STATED EXERCISE. Copy everything in the listing below word for word, apart from any images.

INFORMATION PROVIDED.
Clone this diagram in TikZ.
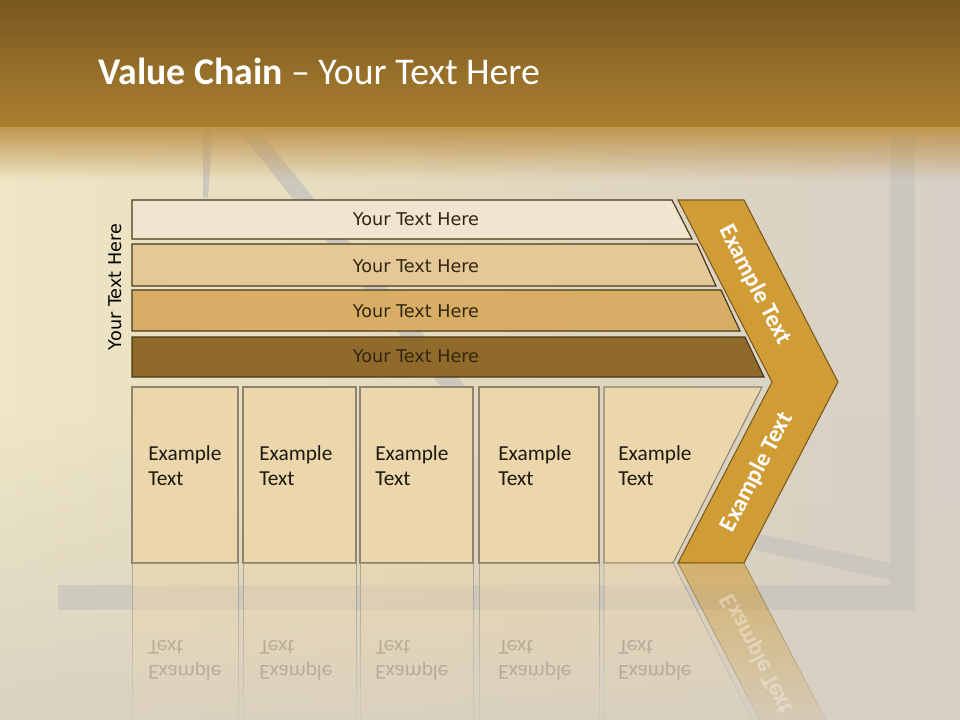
\documentclass[tikz,border=0pt]{standalone}
\usepackage{fontspec}
\setmainfont{Carlito}
\newfontfamily\verdfont{DejaVu Sans}
\usetikzlibrary{fadings}
\definecolor{bandtop}{HTML}{785820}
\definecolor{bandbot}{HTML}{AD8030}
\definecolor{bandedge}{HTML}{C09650}
\definecolor{bgleft}{HTML}{EEE6C4}
\definecolor{bgmid}{HTML}{E3D9BE}
\definecolor{bgright}{HTML}{D6CFC6}
\definecolor{bglow}{HTML}{D6CFC2}
\definecolor{decogray}{HTML}{C4C1BC}
\definecolor{barA}{HTML}{F0E5CF}
\definecolor{barB}{HTML}{E5C898}
\definecolor{barC}{HTML}{D8AE66}
\definecolor{barD}{HTML}{8F6A2B}
\definecolor{barline}{HTML}{4A3818}
\definecolor{boxfill}{HTML}{ECD6AC}
\definecolor{boxline}{HTML}{8E8470}
\definecolor{chev}{HTML}{D09C36}
\definecolor{chevline}{HTML}{7A5A1E}
\definecolor{bartext}{HTML}{33260F}
\definecolor{boxtext}{HTML}{1E1A10}
\tikzfading[name=reflfade, top color=transparent!40, bottom color=transparent!100]
\tikzfading[name=bandfade, top color=transparent!0, bottom color=transparent!100]
\tikzfading[name=upfade, top color=transparent!100, bottom color=transparent!0]
\begin{document}
\begin{tikzpicture}[x=0.75pt, y=-0.75pt,
  barshape/.style={draw=barline, line width=0.9pt},
  bartxt/.style={text=bartext, font=\verdfont\fontsize{13.2}{16}\selectfont, inner sep=0pt},
  boxshape/.style={fill=boxfill, draw=boxline, line width=0.8pt},
  boxtxt/.style={text=boxtext, font=\fontsize{16}{19.2}\selectfont, align=left, anchor=north west, inner sep=0pt},
  chevtxt/.style={text=white, font=\bfseries\fontsize{18}{21}\selectfont, inner sep=0pt},
  deco/.style={fill=decogray, opacity=0.75},
  reflbox/.style={fill=boxfill, draw=boxline, line width=0.6pt, path fading=reflfade},
  refltxt/.style={boxtxt, text opacity=0.2, transform shape}
]
\useasboundingbox (0,0) rectangle (960,720);
% background
\shade[left color=bgleft, right color=bgright, middle color=bgmid] (0,0) rectangle (960,720);
\fill[bglow, path fading=upfade, opacity=0.85] (0,420) rectangle (960,720);
% decorative frame lines
\fill[deco] (203,128) -- (213,128) -- (208,198) -- (203,198) -- cycle;
\fill[deco] (237,128) -- (257,128) -- (466,387) -- (441,387) -- cycle;
\fill[deco, opacity=0.6] (890,128) rectangle (915,610);
\fill[deco, opacity=0.6] (58,585) rectangle (890,610);
\fill[deco, opacity=0.6] (755,533) -- (890,563) -- (890,580) -- (755,550) -- cycle;
% title band
\shade[top color=bandtop, bottom color=bandbot] (0,0) rectangle (960,128);
\fill[bandedge, path fading=bandfade] (0,127) rectangle (960,180);
\node[anchor=base west, text=white, font=\fontsize{28.3}{34}\selectfont, inner sep=0pt] (title) at (98,85) {\textbf{Value Chain} – Your Text Here};
% bars
\filldraw[fill=barA, barshape] (132,200) -- (672,200) -- (692,239) -- (132,239) -- cycle;
\filldraw[fill=barB, barshape] (132,244) -- (697,244) -- (716,286) -- (132,286) -- cycle;
\filldraw[fill=barC, barshape] (132,290) -- (721,290) -- (740,331) -- (132,331) -- cycle;
\filldraw[fill=barD, barshape] (132,337) -- (745,337) -- (764,377) -- (132,377) -- cycle;
\node[bartxt] (bt1) at (416,219) {Your Text Here};
\node[bartxt] (bt2) at (416,266.5) {Your Text Here};
\node[bartxt] (bt3) at (416,311.5) {Your Text Here};
\node[bartxt] (bt4) at (416,356.5) {Your Text Here};
\node[bartxt, text=black, rotate=90] (side) at (115,287) {Your Text Here};
% boxes
\filldraw[boxshape] (132,387) rectangle (238,563);
\filldraw[boxshape] (243,387) rectangle (356,563);
\filldraw[boxshape] (360,387) rectangle (473,563);
\filldraw[boxshape] (479,387) rectangle (599,563);
\filldraw[boxshape] (604,387) -- (762,387) -- (673,563) -- (604,563) -- cycle;
\node[boxtxt] (x1) at (148,445) {Example\\Text};
\node[boxtxt] (x2) at (259,445) {Example\\Text};
\node[boxtxt] (x3) at (375,445) {Example\\Text};
\node[boxtxt] (x4) at (498,445) {Example\\Text};
\node[boxtxt] (x5) at (618,445) {Example\\Text};
% chevron
\filldraw[fill=chev, draw=chevline, line width=0.8pt] (678,200) -- (744,200) -- (838,382) -- (744,563) -- (678,563) -- (772,382) -- cycle;
\node[chevtxt, rotate=-62.7] (c1) at (755,285) {Example Text};
\node[chevtxt, rotate=62.7] (c2) at (757,472) {Example Text};
% reflections
\path[reflbox] (132,563) rectangle (238,739);
\path[reflbox] (243,563) rectangle (356,739);
\path[reflbox] (360,563) rectangle (473,739);
\path[reflbox] (479,563) rectangle (599,739);
\path[reflbox] (604,563) -- (673,563) -- (762,739) -- (604,739) -- cycle;
\path[fill=chev, draw=chevline, line width=0.6pt, path fading=reflfade] (678,563) -- (744,563) -- (838,744) -- (772,744) -- cycle;
\begin{scope}[cm={1,0,0,-1,(0,1126)}]
\node[refltxt] (r1) at (148,445) {Example\\Text};
\node[refltxt] (r2) at (259,445) {Example\\Text};
\node[refltxt] (r3) at (375,445) {Example\\Text};
\node[refltxt] (r4) at (498,445) {Example\\Text};
\node[refltxt] (r5) at (618,445) {Example\\Text};
\node[chevtxt, rotate=62.7, transform shape, text opacity=0.35] (rc) at (757,472) {Example Text};
\end{scope}
\end{tikzpicture}
\end{document}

FINAL ANSWER.
Clone this diagram in TikZ.
\documentclass[tikz,border=0pt]{standalone}
\usepackage{fontspec}
\setmainfont{Carlito}
\newfontfamily\verdfont{DejaVu Sans}
\usetikzlibrary{fadings}
\definecolor{bandtop}{HTML}{785820}
\definecolor{bandbot}{HTML}{AD8030}
\definecolor{bandedge}{HTML}{C09650}
\definecolor{bgleft}{HTML}{EEE6C4}
\definecolor{bgmid}{HTML}{E3D9BE}
\definecolor{bgright}{HTML}{D6CFC6}
\definecolor{bglow}{HTML}{D6CFC2}
\definecolor{decogray}{HTML}{C4C1BC}
\definecolor{barA}{HTML}{F0E5CF}
\definecolor{barB}{HTML}{E5C898}
\definecolor{barC}{HTML}{D8AE66}
\definecolor{barD}{HTML}{8F6A2B}
\definecolor{barline}{HTML}{4A3818}
\definecolor{boxfill}{HTML}{ECD6AC}
\definecolor{boxline}{HTML}{8E8470}
\definecolor{chev}{HTML}{D09C36}
\definecolor{chevline}{HTML}{7A5A1E}
\definecolor{bartext}{HTML}{33260F}
\definecolor{boxtext}{HTML}{1E1A10}
\tikzfading[name=reflfade, top color=transparent!40, bottom color=transparent!100]
\tikzfading[name=bandfade, top color=transparent!0, bottom color=transparent!100]
\tikzfading[name=upfade, top color=transparent!100, bottom color=transparent!0]
\begin{document}
\begin{tikzpicture}[x=0.75pt, y=-0.75pt,
  barshape/.style={draw=barline, line width=0.9pt},
  bartxt/.style={text=bartext, font=\verdfont\fontsize{13.2}{16}\selectfont, inner sep=0pt},
  boxshape/.style={fill=boxfill, draw=boxline, line width=0.8pt},
  boxtxt/.style={text=boxtext, font=\fontsize{16}{19.2}\selectfont, align=left, anchor=north west, inner sep=0pt},
  chevtxt/.style={text=white, font=\bfseries\fontsize{18}{21}\selectfont, inner sep=0pt},
  deco/.style={fill=decogray, opacity=0.75},
  reflbox/.style={fill=boxfill, draw=boxline, line width=0.6pt, path fading=reflfade},
  refltxt/.style={boxtxt, text opacity=0.2, transform shape}
]
\useasboundingbox (0,0) rectangle (960,720);
% background
\shade[left color=bgleft, right color=bgright, middle color=bgmid] (0,0) rectangle (960,720);
\fill[bglow, path fading=upfade, opacity=0.85] (0,420) rectangle (960,720);
% decorative frame lines
\fill[deco] (203,128) -- (213,128) -- (208,198) -- (203,198) -- cycle;
\fill[deco] (237,128) -- (257,128) -- (466,387) -- (441,387) -- cycle;
\fill[deco, opacity=0.6] (890,128) rectangle (915,610);
\fill[deco, opacity=0.6] (58,585) rectangle (890,610);
\fill[deco, opacity=0.6] (755,533) -- (890,563) -- (890,580) -- (755,550) -- cycle;
% title band
\shade[top color=bandtop, bottom color=bandbot] (0,0) rectangle (960,128);
\fill[bandedge, path fading=bandfade] (0,127) rectangle (960,180);
\node[anchor=base west, text=white, font=\fontsize{28.3}{34}\selectfont, inner sep=0pt] (title) at (98,85) {\textbf{Value Chain} – Your Text Here};
% bars
\filldraw[fill=barA, barshape] (132,200) -- (672,200) -- (692,239) -- (132,239) -- cycle;
\filldraw[fill=barB, barshape] (132,244) -- (697,244) -- (716,286) -- (132,286) -- cycle;
\filldraw[fill=barC, barshape] (132,290) -- (721,290) -- (740,331) -- (132,331) -- cycle;
\filldraw[fill=barD, barshape] (132,337) -- (745,337) -- (764,377) -- (132,377) -- cycle;
\node[bartxt] (bt1) at (416,219) {Your Text Here};
\node[bartxt] (bt2) at (416,266.5) {Your Text Here};
\node[bartxt] (bt3) at (416,311.5) {Your Text Here};
\node[bartxt] (bt4) at (416,356.5) {Your Text Here};
\node[bartxt, text=black, rotate=90] (side) at (115,287) {Your Text Here};
% boxes
\filldraw[boxshape] (132,387) rectangle (238,563);
\filldraw[boxshape] (243,387) rectangle (356,563);
\filldraw[boxshape] (360,387) rectangle (473,563);
\filldraw[boxshape] (479,387) rectangle (599,563);
\filldraw[boxshape] (604,387) -- (762,387) -- (673,563) -- (604,563) -- cycle;
\node[boxtxt] (x1) at (148,445) {Example\\Text};
\node[boxtxt] (x2) at (259,445) {Example\\Text};
\node[boxtxt] (x3) at (375,445) {Example\\Text};
\node[boxtxt] (x4) at (498,445) {Example\\Text};
\node[boxtxt] (x5) at (618,445) {Example\\Text};
% chevron
\filldraw[fill=chev, draw=chevline, line width=0.8pt] (678,200) -- (744,200) -- (838,382) -- (744,563) -- (678,563) -- (772,382) -- cycle;
\node[chevtxt, rotate=-62.7] (c1) at (755,285) {Example Text};
\node[chevtxt, rotate=62.7] (c2) at (757,472) {Example Text};
% reflections
\path[reflbox] (132,563) rectangle (238,739);
\path[reflbox] (243,563) rectangle (356,739);
\path[reflbox] (360,563) rectangle (473,739);
\path[reflbox] (479,563) rectangle (599,739);
\path[reflbox] (604,563) -- (673,563) -- (762,739) -- (604,739) -- cycle;
\path[fill=chev, draw=chevline, line width=0.6pt, path fading=reflfade] (678,563) -- (744,563) -- (838,744) -- (772,744) -- cycle;
\begin{scope}[cm={1,0,0,-1,(0,1126)}]
\node[refltxt] (r1) at (148,445) {Example\\Text};
\node[refltxt] (r2) at (259,445) {Example\\Text};
\node[refltxt] (r3) at (375,445) {Example\\Text};
\node[refltxt] (r4) at (498,445) {Example\\Text};
\node[refltxt] (r5) at (618,445) {Example\\Text};
\node[chevtxt, rotate=62.7, transform shape, text opacity=0.35] (rc) at (757,472) {Example Text};
\end{scope}
\end{tikzpicture}
\end{document}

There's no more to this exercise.